▸ **Supplied information**
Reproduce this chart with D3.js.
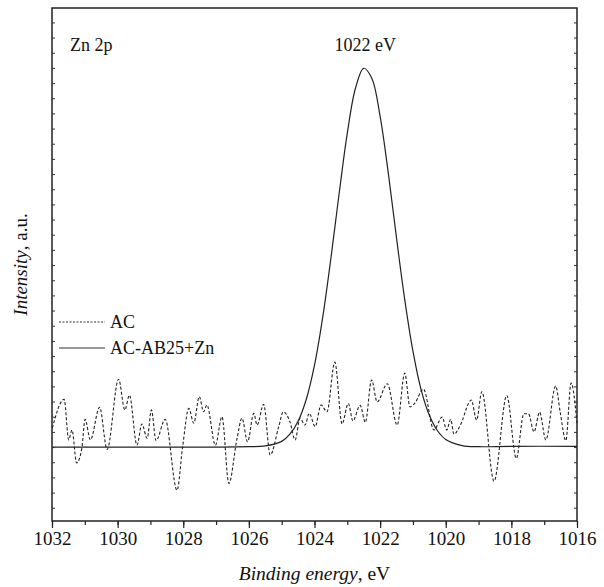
<!DOCTYPE html>
<html>
<head>
<meta charset="utf-8">
<script src="https://cdn.jsdelivr.net/npm/d3@7/dist/d3.min.js"></script>
<style>
  body { margin: 0; background: #fff; }
  text { font-family: "Liberation Serif", "DejaVu Serif", serif; fill: #111; }
</style>
</head>
<body>
<div id="chart"></div>
<script>
// AC sample (dashed): binding energy, eV / intensity, a.u.
var acEnergy = [1031.99, 1031.63, 1031.49, 1031.39, 1031.25, 1031.09, 1030.99, 1030.83, 1030.55, 1030.32,
  1029.97, 1029.78, 1029.64, 1029.41, 1029.26, 1029.10, 1028.97, 1028.83, 1028.55, 1028.19,
  1028.02, 1027.83, 1027.68, 1027.51, 1027.38, 1027.28, 1027.02, 1026.82, 1026.61, 1026.36,
  1026.21, 1026.04, 1025.85, 1025.75, 1025.55, 1025.35, 1025.09, 1024.95, 1024.75, 1024.59,
  1024.44, 1024.29, 1024.16, 1023.98, 1023.80, 1023.62, 1023.38, 1023.16, 1022.97, 1022.83,
  1022.61, 1022.45, 1022.26, 1022.09, 1021.78, 1021.48, 1021.25, 1021.09, 1020.94, 1020.68,
  1020.36, 1020.11, 1019.97, 1019.85, 1019.75, 1019.57, 1019.22, 1019.06, 1018.90, 1018.53,
  1018.14, 1017.85, 1017.62, 1017.48, 1017.31, 1017.14, 1016.95, 1016.65, 1016.51, 1016.34,
  1016.18, 1016.00];
var acIntensity = [5.0, 12.6, 1.9, 4.5, -4.2, -0.3, 7.3, 1.9, 10.5, -0.6,
  17.9, 9.8, 13.7, 0.5, 6.1, 2.3, 9.8, 1.7, 7.3, -11.4,
  0.0, 10.2, 6.3, 13.3, 9.3, 11.1, 0.5, 8.0, -9.6, 2.3,
  7.6, 1.4, 8.9, 5.8, 11.3, -2.1, 5.4, 9.3, 6.7, 1.9,
  7.6, 5.8, 8.9, 5.4, 11.1, 9.3, 22.4, 6.1, 11.5, 6.9,
  11.0, 6.5, 17.7, 11.9, 16.7, 5.8, 19.5, 10.6, 11.6, 15.3,
  4.5, 7.9, 4.5, 7.3, 3.4, 5.5, 12.4, 7.1, 14.6, -9.0,
  13.6, -3.0, 8.8, 8.8, 4.0, 9.2, 1.9, 16.1, 9.1, 1.7,
  16.9, 6.3];

// AC-AB25+Zn (solid)
var znEnergy = [1032, 1027, 1026, 1025.5, 1025, 1024.75, 1024.5, 1024.25, 1024, 1023.75,
  1023.5, 1023.25, 1023, 1022.75, 1022.5, 1022.25, 1022, 1021.75, 1021.5, 1021.25,
  1021, 1020.75, 1020.5, 1020.25, 1020, 1019.5, 1019, 1018, 1016];
var znIntensity = [0, 0, 0.1, 0.3, 1.5, 3.4, 6.8, 12.6, 21.6, 34.2,
  49.8, 66.8, 82.8, 94.7, 99.9, 97.2, 87.2, 72.2, 55.1, 38.9,
  25.3, 15.1, 8.4, 4.3, 2.0, 0.4, 0.1, 0.2, 0.2];

var xTicks = [1032, 1030, 1028, 1026, 1024, 1022, 1020, 1018, 1016];
var legendLabels = ["AC", "AC-AB25+Zn"];

var svgWidth = 604, svgHeight = 587;
var margin = { top: 8, right: 27, bottom: 66, left: 52 };
var w = svgWidth - margin.left - margin.right;
var h = svgHeight - margin.top - margin.bottom;

var svg = d3.select("#chart").append("svg")
  .attr("width", svgWidth)
  .attr("height", svgHeight);

var g = svg.append("g")
  .attr("transform", "translate(" + margin.left + "," + margin.top + ")");

var x = d3.scaleLinear().domain([1032, 1016]).range([0, w]);
var y = d3.scaleLinear().domain([-19.5, 115.8]).range([h, 0]);

// lines
var acLine = d3.line()
  .x(function(d, i) { return x(acEnergy[i]); })
  .y(function(d) { return y(d); })
  .curve(d3.curveMonotoneX);

var znLine = d3.line()
  .x(function(d, i) { return x(znEnergy[i]); })
  .y(function(d) { return y(d); })
  .curve(d3.curveCatmullRom);

g.append("path")
  .attr("d", acLine(acIntensity))
  .attr("fill", "none")
  .attr("stroke", "#222")
  .attr("stroke-width", 1.1)
  .attr("stroke-dasharray", "3,2");

g.append("path")
  .attr("d", znLine(znIntensity))
  .attr("fill", "none")
  .attr("stroke", "#222")
  .attr("stroke-width", 1.2);

// frame
g.append("rect")
  .attr("width", w).attr("height", h)
  .attr("fill", "none")
  .attr("stroke", "#222")
  .attr("stroke-width", 1.5);

// y ticks (no labels), inside on both sides
var yTickVals = d3.range(-16, 116, 4);
g.append("g")
  .call(d3.axisRight(y).tickValues(yTickVals).tickSize(3).tickFormat(""))
  .call(function(a) { a.select(".domain").remove(); a.selectAll("line").attr("stroke", "#333"); });
g.append("g")
  .attr("transform", "translate(" + w + ",0)")
  .call(d3.axisLeft(y).tickValues(yTickVals).tickSize(3).tickFormat(""))
  .call(function(a) { a.select(".domain").remove(); a.selectAll("line").attr("stroke", "#333"); });

// x axis
var xAxis = g.append("g").attr("transform", "translate(0," + h + ")");
xAxis.call(d3.axisBottom(x).tickValues(d3.range(1032, 1015, -1)).tickSize(4).tickFormat(""))
  .call(function(a) { a.select(".domain").remove(); a.selectAll("line").attr("stroke", "#222").attr("stroke-width", 1.2); });
var xMajor = g.append("g").attr("transform", "translate(0," + h + ")");
xMajor.call(d3.axisBottom(x).tickValues(xTicks).tickSize(7).tickPadding(4).tickFormat(d3.format("d")))
  .call(function(a) {
    a.select(".domain").remove();
    a.selectAll("line").attr("stroke", "#222").attr("stroke-width", 1.2);
    a.selectAll("text").attr("font-size", 19).attr("font-family", "Liberation Serif").attr("fill", "#111");
  });

// axis titles
var xt = svg.append("text")
  .attr("x", margin.left + w / 2)
  .attr("y", 580)
  .attr("text-anchor", "middle")
  .attr("font-size", 19.5);
xt.append("tspan").attr("font-style", "italic").text("Binding energy");
xt.append("tspan").text(", eV");

var yt = svg.append("text")
  .attr("transform", "translate(27," + (margin.top + h / 2) + ") rotate(-90)")
  .attr("text-anchor", "middle")
  .attr("font-size", 19);
yt.append("tspan").attr("font-style", "italic").text("Intensity");
yt.append("tspan").text(", a.u.");

// annotations
g.append("text").attr("x", 18).attr("y", 43).attr("font-size", 18).text("Zn 2p");
g.append("text").attr("x", x(1022.45)).attr("y", 43).attr("text-anchor", "middle").attr("font-size", 18).text("1022 eV");

// legend
var legend = g.append("g").attr("transform", "translate(7,314)");
legendLabels.forEach(function(lbl, i) {
  var row = legend.append("g").attr("transform", "translate(0," + i * 26 + ")");
  row.append("line")
    .attr("x1", 0).attr("x2", 46).attr("y1", 0).attr("y2", 0)
    .attr("stroke", "#333").attr("stroke-width", 1.1)
    .attr("stroke-dasharray", i === 0 ? "2,1.5" : null);
  row.append("text").attr("x", 51).attr("y", 6).attr("font-size", 18).text(lbl);
});
</script>
</body>
</html>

▸ **Stated problem**
Pictures excluded, quote all the data above exactly.

▸ **Output below**
Reproduce this chart with D3.js.
<!DOCTYPE html>
<html>
<head>
<meta charset="utf-8">
<script src="https://cdn.jsdelivr.net/npm/d3@7/dist/d3.min.js"></script>
<style>
  body { margin: 0; background: #fff; }
  text { font-family: "Liberation Serif", "DejaVu Serif", serif; fill: #111; }
</style>
</head>
<body>
<div id="chart"></div>
<script>
// AC sample (dashed): binding energy, eV / intensity, a.u.
var acEnergy = [1031.99, 1031.63, 1031.49, 1031.39, 1031.25, 1031.09, 1030.99, 1030.83, 1030.55, 1030.32,
  1029.97, 1029.78, 1029.64, 1029.41, 1029.26, 1029.10, 1028.97, 1028.83, 1028.55, 1028.19,
  1028.02, 1027.83, 1027.68, 1027.51, 1027.38, 1027.28, 1027.02, 1026.82, 1026.61, 1026.36,
  1026.21, 1026.04, 1025.85, 1025.75, 1025.55, 1025.35, 1025.09, 1024.95, 1024.75, 1024.59,
  1024.44, 1024.29, 1024.16, 1023.98, 1023.80, 1023.62, 1023.38, 1023.16, 1022.97, 1022.83,
  1022.61, 1022.45, 1022.26, 1022.09, 1021.78, 1021.48, 1021.25, 1021.09, 1020.94, 1020.68,
  1020.36, 1020.11, 1019.97, 1019.85, 1019.75, 1019.57, 1019.22, 1019.06, 1018.90, 1018.53,
  1018.14, 1017.85, 1017.62, 1017.48, 1017.31, 1017.14, 1016.95, 1016.65, 1016.51, 1016.34,
  1016.18, 1016.00];
var acIntensity = [5.0, 12.6, 1.9, 4.5, -4.2, -0.3, 7.3, 1.9, 10.5, -0.6,
  17.9, 9.8, 13.7, 0.5, 6.1, 2.3, 9.8, 1.7, 7.3, -11.4,
  0.0, 10.2, 6.3, 13.3, 9.3, 11.1, 0.5, 8.0, -9.6, 2.3,
  7.6, 1.4, 8.9, 5.8, 11.3, -2.1, 5.4, 9.3, 6.7, 1.9,
  7.6, 5.8, 8.9, 5.4, 11.1, 9.3, 22.4, 6.1, 11.5, 6.9,
  11.0, 6.5, 17.7, 11.9, 16.7, 5.8, 19.5, 10.6, 11.6, 15.3,
  4.5, 7.9, 4.5, 7.3, 3.4, 5.5, 12.4, 7.1, 14.6, -9.0,
  13.6, -3.0, 8.8, 8.8, 4.0, 9.2, 1.9, 16.1, 9.1, 1.7,
  16.9, 6.3];

// AC-AB25+Zn (solid)
var znEnergy = [1032, 1027, 1026, 1025.5, 1025, 1024.75, 1024.5, 1024.25, 1024, 1023.75,
  1023.5, 1023.25, 1023, 1022.75, 1022.5, 1022.25, 1022, 1021.75, 1021.5, 1021.25,
  1021, 1020.75, 1020.5, 1020.25, 1020, 1019.5, 1019, 1018, 1016];
var znIntensity = [0, 0, 0.1, 0.3, 1.5, 3.4, 6.8, 12.6, 21.6, 34.2,
  49.8, 66.8, 82.8, 94.7, 99.9, 97.2, 87.2, 72.2, 55.1, 38.9,
  25.3, 15.1, 8.4, 4.3, 2.0, 0.4, 0.1, 0.2, 0.2];

var xTicks = [1032, 1030, 1028, 1026, 1024, 1022, 1020, 1018, 1016];
var legendLabels = ["AC", "AC-AB25+Zn"];

var svgWidth = 604, svgHeight = 587;
var margin = { top: 8, right: 27, bottom: 66, left: 52 };
var w = svgWidth - margin.left - margin.right;
var h = svgHeight - margin.top - margin.bottom;

var svg = d3.select("#chart").append("svg")
  .attr("width", svgWidth)
  .attr("height", svgHeight);

var g = svg.append("g")
  .attr("transform", "translate(" + margin.left + "," + margin.top + ")");

var x = d3.scaleLinear().domain([1032, 1016]).range([0, w]);
var y = d3.scaleLinear().domain([-19.5, 115.8]).range([h, 0]);

// lines
var acLine = d3.line()
  .x(function(d, i) { return x(acEnergy[i]); })
  .y(function(d) { return y(d); })
  .curve(d3.curveMonotoneX);

var znLine = d3.line()
  .x(function(d, i) { return x(znEnergy[i]); })
  .y(function(d) { return y(d); })
  .curve(d3.curveCatmullRom);

g.append("path")
  .attr("d", acLine(acIntensity))
  .attr("fill", "none")
  .attr("stroke", "#222")
  .attr("stroke-width", 1.1)
  .attr("stroke-dasharray", "3,2");

g.append("path")
  .attr("d", znLine(znIntensity))
  .attr("fill", "none")
  .attr("stroke", "#222")
  .attr("stroke-width", 1.2);

// frame
g.append("rect")
  .attr("width", w).attr("height", h)
  .attr("fill", "none")
  .attr("stroke", "#222")
  .attr("stroke-width", 1.5);

// y ticks (no labels), inside on both sides
var yTickVals = d3.range(-16, 116, 4);
g.append("g")
  .call(d3.axisRight(y).tickValues(yTickVals).tickSize(3).tickFormat(""))
  .call(function(a) { a.select(".domain").remove(); a.selectAll("line").attr("stroke", "#333"); });
g.append("g")
  .attr("transform", "translate(" + w + ",0)")
  .call(d3.axisLeft(y).tickValues(yTickVals).tickSize(3).tickFormat(""))
  .call(function(a) { a.select(".domain").remove(); a.selectAll("line").attr("stroke", "#333"); });

// x axis
var xAxis = g.append("g").attr("transform", "translate(0," + h + ")");
xAxis.call(d3.axisBottom(x).tickValues(d3.range(1032, 1015, -1)).tickSize(4).tickFormat(""))
  .call(function(a) { a.select(".domain").remove(); a.selectAll("line").attr("stroke", "#222").attr("stroke-width", 1.2); });
var xMajor = g.append("g").attr("transform", "translate(0," + h + ")");
xMajor.call(d3.axisBottom(x).tickValues(xTicks).tickSize(7).tickPadding(4).tickFormat(d3.format("d")))
  .call(function(a) {
    a.select(".domain").remove();
    a.selectAll("line").attr("stroke", "#222").attr("stroke-width", 1.2);
    a.selectAll("text").attr("font-size", 19).attr("font-family", "Liberation Serif").attr("fill", "#111");
  });

// axis titles
var xt = svg.append("text")
  .attr("x", margin.left + w / 2)
  .attr("y", 580)
  .attr("text-anchor", "middle")
  .attr("font-size", 19.5);
xt.append("tspan").attr("font-style", "italic").text("Binding energy");
xt.append("tspan").text(", eV");

var yt = svg.append("text")
  .attr("transform", "translate(27," + (margin.top + h / 2) + ") rotate(-90)")
  .attr("text-anchor", "middle")
  .attr("font-size", 19);
yt.append("tspan").attr("font-style", "italic").text("Intensity");
yt.append("tspan").text(", a.u.");

// annotations
g.append("text").attr("x", 18).attr("y", 43).attr("font-size", 18).text("Zn 2p");
g.append("text").attr("x", x(1022.45)).attr("y", 43).attr("text-anchor", "middle").attr("font-size", 18).text("1022 eV");

// legend
var legend = g.append("g").attr("transform", "translate(7,314)");
legendLabels.forEach(function(lbl, i) {
  var row = legend.append("g").attr("transform", "translate(0," + i * 26 + ")");
  row.append("line")
    .attr("x1", 0).attr("x2", 46).attr("y1", 0).attr("y2", 0)
    .attr("stroke", "#333").attr("stroke-width", 1.1)
    .attr("stroke-dasharray", i === 0 ? "2,1.5" : null);
  row.append("text").attr("x", 51).attr("y", 6).attr("font-size", 18).text(lbl);
});
</script>
</body>
</html>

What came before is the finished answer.